• DATASET SECTION:
^^^^^^^^
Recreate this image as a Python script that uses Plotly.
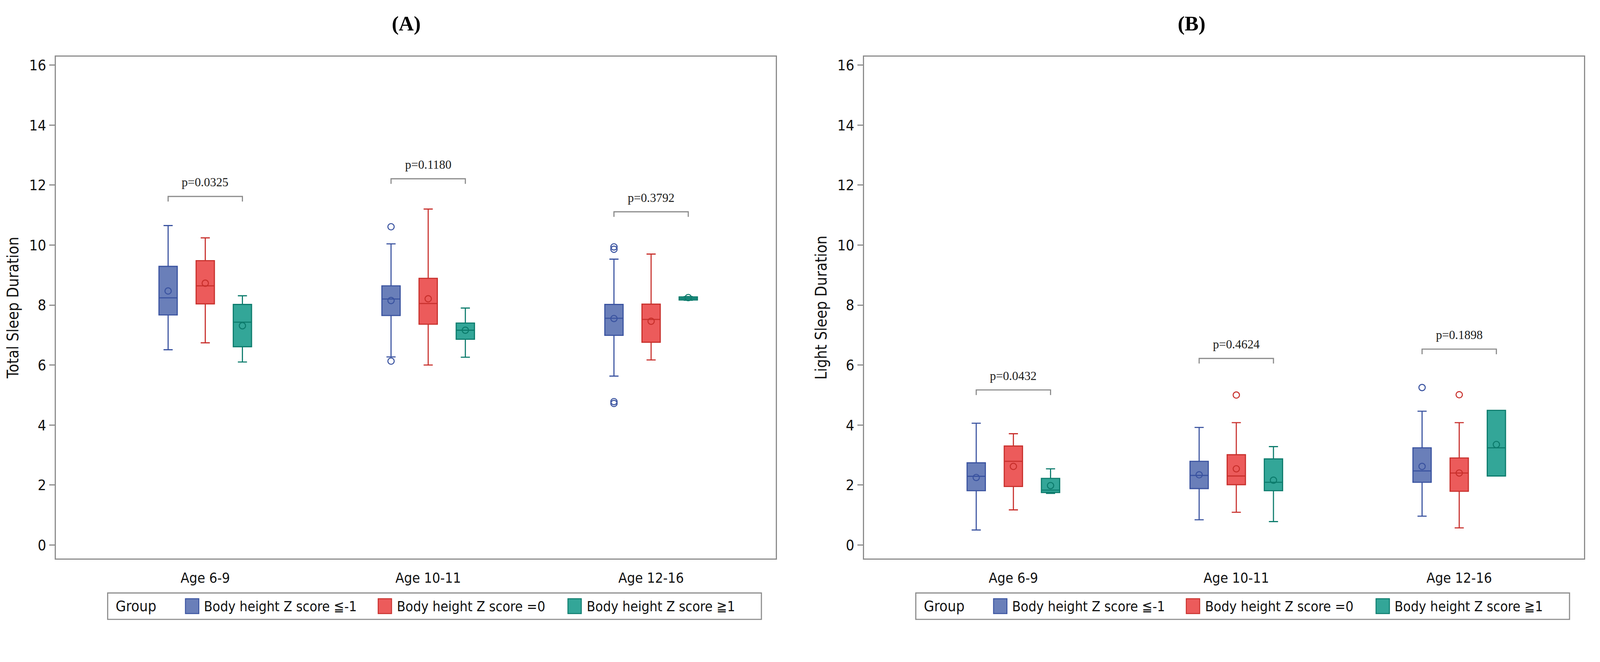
import plotly.graph_objects as go

# ---------------- data ----------------
ages = ["Age 6-9", "Age 10-11", "Age 12-16"]
groups = ["Body height Z score \u2266-1", "Body height Z score =0", "Body height Z score \u22671"]

# Panel A: Total Sleep Duration  (rows = groups, columns = ages)
tsd_lower = [[6.51, 6.27, 5.63], [6.74, 6.00, 6.17], [6.10, 6.26, 8.16]]
tsd_q1 = [[7.67, 7.65, 6.99], [8.04, 7.36, 6.76], [6.61, 6.86, 8.17]]
tsd_median = [[8.24, 8.20, 7.56], [8.64, 8.05, 7.52], [7.43, 7.16, 8.22]]
tsd_q3 = [[9.29, 8.64, 8.02], [9.48, 8.89, 8.03], [8.02, 7.40, 8.27]]
tsd_upper = [[10.65, 10.04, 9.53], [10.24, 11.20, 9.70], [8.31, 7.90, 8.28]]
tsd_mean = [[8.47, 8.15, 7.55], [8.73, 8.21, 7.46], [7.31, 7.16, 8.25]]
tsd_outliers = [[[], [10.61, 6.13], [9.94, 9.86, 4.78, 4.72]], [[], [], []], [[], [], []]]
tsd_bracket = [11.62, 12.21, 11.11]
tsd_p = ["p=0.0325", "p=0.1180", "p=0.3792"]

# Panel B: Light Sleep Duration
lsd_lower = [[0.50, 0.84, 0.96], [1.17, 1.09, 0.57], [1.72, 0.78, 2.30]]
lsd_q1 = [[1.81, 1.88, 2.09], [1.95, 2.01, 1.79], [1.75, 1.81, 2.30]]
lsd_median = [[2.29, 2.32, 2.47], [2.79, 2.30, 2.40], [1.83, 2.09, 3.24]]
lsd_q3 = [[2.74, 2.79, 3.24], [3.30, 3.01, 2.90], [2.22, 2.87, 4.49]]
lsd_upper = [[4.06, 3.92, 4.46], [3.71, 4.08, 4.08], [2.54, 3.28, 4.49]]
lsd_mean = [[2.25, 2.34, 2.62], [2.62, 2.54, 2.40], [1.98, 2.16, 3.35]]
lsd_outliers = [[[], [], [5.25]], [[], [5.00], [5.01]], [[], [], []]]
lsd_bracket = [5.17, 6.22, 6.53]
lsd_p = ["p=0.0432", "p=0.4624", "p=0.1898"]

yticks = [0, 2, 4, 6, 8, 10, 12, 14, 16]

# ---------------- style ----------------
fill_colors = ["#6A7FB9", "#EC5B5B", "#33A698"]
line_colors = ["#3A53A0", "#C8302C", "#0C7B6C"]
SANS = "Liberation Sans Narrow, DejaVu Sans Condensed, Roboto Condensed, Arial Narrow, sans-serif"
SERIF = "Liberation Serif, Times New Roman, serif"
AXIS_GREY = "#8C8C8C"
group_offset = [-1 / 6, 0.0, 1 / 6]
box_width = 0.082
W, H = 4273, 1695          # reference picture size
S = 1 / 1.05               # css px per picture px
x_domains = [[0.0332, 0.4861], [0.5415, 0.9944]]
y_domain = [0.119, 0.915]
panel_shift = 0.5083


def px(v):
    return v * S


fig = go.Figure()

panels = [
    dict(lower=tsd_lower, q1=tsd_q1, med=tsd_median, q3=tsd_q3, upper=tsd_upper,
         mean=tsd_mean, out=tsd_outliers, br=tsd_bracket, p=tsd_p,
         title="Total Sleep Duration", label="(A)", xa="x", ya="y"),
    dict(lower=lsd_lower, q1=lsd_q1, med=lsd_median, q3=lsd_q3, upper=lsd_upper,
         mean=lsd_mean, out=lsd_outliers, br=lsd_bracket, p=lsd_p,
         title="Light Sleep Duration", label="(B)", xa="x2", ya="y2"),
]

cat_pos = list(range(len(ages)))


def marker_style(g):
    return dict(symbol="circle-open", size=px(17),
                line=dict(width=px(2.8), color=line_colors[g]), color=line_colors[g])


for pi, P in enumerate(panels):
    for g in range(len(groups)):
        xs = [c + group_offset[g] for c in cat_pos]
        fig.add_trace(go.Box(
            x=xs, q1=P["q1"][g], median=P["med"][g], q3=P["q3"][g],
            lowerfence=P["lower"][g], upperfence=P["upper"][g],
            width=box_width, whiskerwidth=0.5, boxpoints=False,
            fillcolor=fill_colors[g], line=dict(color=line_colors[g], width=px(3)),
            name=groups[g], showlegend=False, xaxis=P["xa"], yaxis=P["ya"]))
        fig.add_trace(go.Scatter(
            x=xs, y=P["mean"][g], mode="markers", marker=marker_style(g),
            name=groups[g] + " mean", showlegend=False, xaxis=P["xa"], yaxis=P["ya"]))
        ox, oy = [], []
        for c in cat_pos:
            for v in P["out"][g][c]:
                ox.append(c + group_offset[g])
                oy.append(v)
        if oy:
            fig.add_trace(go.Scatter(
                x=ox, y=oy, mode="markers", marker=marker_style(g),
                name=groups[g] + " outliers", showlegend=False, xaxis=P["xa"], yaxis=P["ya"]))
    # brackets and p-values
    drop = 0.17
    for c in cat_pos:
        x0 = c + group_offset[0]
        x1 = c + group_offset[-1]
        yb = P["br"][c]
        fig.add_shape(type="path",
                      path=f"M {x0} {yb - drop} L {x0} {yb} L {x1} {yb} L {x1} {yb - drop}",
                      xref=P["xa"], yref=P["ya"], line=dict(color="#8A8A8A", width=px(3)))
        fig.add_annotation(x=c, y=yb + 0.47, xref=P["xa"], yref=P["ya"], text=P["p"][c],
                           showarrow=False, font=dict(family=SERIF, size=px(33), color="#1A1A1A"),
                           yanchor="middle")

axis_common = dict(showline=True, linecolor=AXIS_GREY, linewidth=px(3), mirror=True,
                   showgrid=False, zeroline=False, automargin=False)
for pi, P in enumerate(panels):
    xkey = "xaxis" if pi == 0 else "xaxis2"
    ykey = "yaxis" if pi == 0 else "yaxis2"
    fig.update_layout(**{
        xkey: dict(domain=x_domains[pi], range=[-0.67, 2.56], tickvals=cat_pos, ticktext=ages,
                   ticks="", ticklabelstandoff=int(round(px(17))),
                   tickfont=dict(family=SANS, size=px(38), color="#111"),
                   anchor=P["ya"], **axis_common),
        ykey: dict(domain=y_domain, range=[-0.45, 16.28], tickvals=yticks, ticks="outside",
                   ticklen=px(15), tickwidth=px(3), tickcolor=AXIS_GREY,
                   tickfont=dict(family=SANS, size=px(40), color="#111"),
                   title=dict(text=P["title"], font=dict(family=SANS, size=px(42), color="#111"),
                              standoff=int(round(px(16)))),
                   anchor=P["xa"], **axis_common),
    })

# panel labels
label_x = [0.2535, 0.7475]
for pi, P in enumerate(panels):
    fig.add_annotation(x=label_x[pi], y=0.968, xref="paper", yref="paper", text=f"<b>{P['label']}</b>",
                       showarrow=False, font=dict(family=SERIF, size=px(56), color="#000"),
                       xanchor="center", yanchor="middle")

# legends (drawn as boxes with swatches)
leg_x0, leg_x1 = 281 / W, 2038 / W
leg_y0, leg_y1 = 1 - 1657 / H, 1 - 1586 / H
leg_ym = (leg_y0 + leg_y1) / 2
sw_x = [490 / W, 1008 / W, 1518 / W]
sw_w = 36 / W
sw_h = 40 / H
for pi in range(2):
    s = pi * panel_shift
    fig.add_shape(type="rect", xref="paper", yref="paper", x0=leg_x0 + s, x1=leg_x1 + s,
                  y0=leg_y0, y1=leg_y1, line=dict(color=AXIS_GREY, width=px(3)), fillcolor="white")
    fig.add_annotation(x=300 / W + s, y=leg_ym, xref="paper", yref="paper", text="Group",
                       showarrow=False, xanchor="left", yanchor="middle",
                       font=dict(family=SANS, size=px(40), color="#111"))
    for g in range(len(groups)):
        fig.add_shape(type="rect", xref="paper", yref="paper",
                      x0=sw_x[g] + s, x1=sw_x[g] + sw_w + s,
                      y0=leg_ym - sw_h / 2, y1=leg_ym + sw_h / 2,
                      fillcolor=fill_colors[g], line=dict(color=line_colors[g], width=px(2.5)))
        fig.add_annotation(x=sw_x[g] + sw_w + 12 / W + s, y=leg_ym, xref="paper", yref="paper",
                           text=groups[g], showarrow=False, xanchor="left", yanchor="middle",
                           font=dict(family=SANS, size=px(37.5), color="#111"))

fig.update_layout(width=round(W * S), height=round(H * S), margin=dict(l=0, r=0, t=0, b=0),
                  paper_bgcolor="white", plot_bgcolor="white", template="none",
                  showlegend=False)

fig.write_html("out.html")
^^^^^^^^
• TASK: In the data above, please extract the lines from the first one through the line with "yticks = [0, 2, 4, 6, 8, 10, 12, 14, 16]", exactly, and keep pictures out.

• SOLUTION:
Recreate this image as a Python script that uses Plotly.
import plotly.graph_objects as go

# ---------------- data ----------------
ages = ["Age 6-9", "Age 10-11", "Age 12-16"]
groups = ["Body height Z score \u2266-1", "Body height Z score =0", "Body height Z score \u22671"]

# Panel A: Total Sleep Duration  (rows = groups, columns = ages)
tsd_lower = [[6.51, 6.27, 5.63], [6.74, 6.00, 6.17], [6.10, 6.26, 8.16]]
tsd_q1 = [[7.67, 7.65, 6.99], [8.04, 7.36, 6.76], [6.61, 6.86, 8.17]]
tsd_median = [[8.24, 8.20, 7.56], [8.64, 8.05, 7.52], [7.43, 7.16, 8.22]]
tsd_q3 = [[9.29, 8.64, 8.02], [9.48, 8.89, 8.03], [8.02, 7.40, 8.27]]
tsd_upper = [[10.65, 10.04, 9.53], [10.24, 11.20, 9.70], [8.31, 7.90, 8.28]]
tsd_mean = [[8.47, 8.15, 7.55], [8.73, 8.21, 7.46], [7.31, 7.16, 8.25]]
tsd_outliers = [[[], [10.61, 6.13], [9.94, 9.86, 4.78, 4.72]], [[], [], []], [[], [], []]]
tsd_bracket = [11.62, 12.21, 11.11]
tsd_p = ["p=0.0325", "p=0.1180", "p=0.3792"]

# Panel B: Light Sleep Duration
lsd_lower = [[0.50, 0.84, 0.96], [1.17, 1.09, 0.57], [1.72, 0.78, 2.30]]
lsd_q1 = [[1.81, 1.88, 2.09], [1.95, 2.01, 1.79], [1.75, 1.81, 2.30]]
lsd_median = [[2.29, 2.32, 2.47], [2.79, 2.30, 2.40], [1.83, 2.09, 3.24]]
lsd_q3 = [[2.74, 2.79, 3.24], [3.30, 3.01, 2.90], [2.22, 2.87, 4.49]]
lsd_upper = [[4.06, 3.92, 4.46], [3.71, 4.08, 4.08], [2.54, 3.28, 4.49]]
lsd_mean = [[2.25, 2.34, 2.62], [2.62, 2.54, 2.40], [1.98, 2.16, 3.35]]
lsd_outliers = [[[], [], [5.25]], [[], [5.00], [5.01]], [[], [], []]]
lsd_bracket = [5.17, 6.22, 6.53]
lsd_p = ["p=0.0432", "p=0.4624", "p=0.1898"]

yticks = [0, 2, 4, 6, 8, 10, 12, 14, 16]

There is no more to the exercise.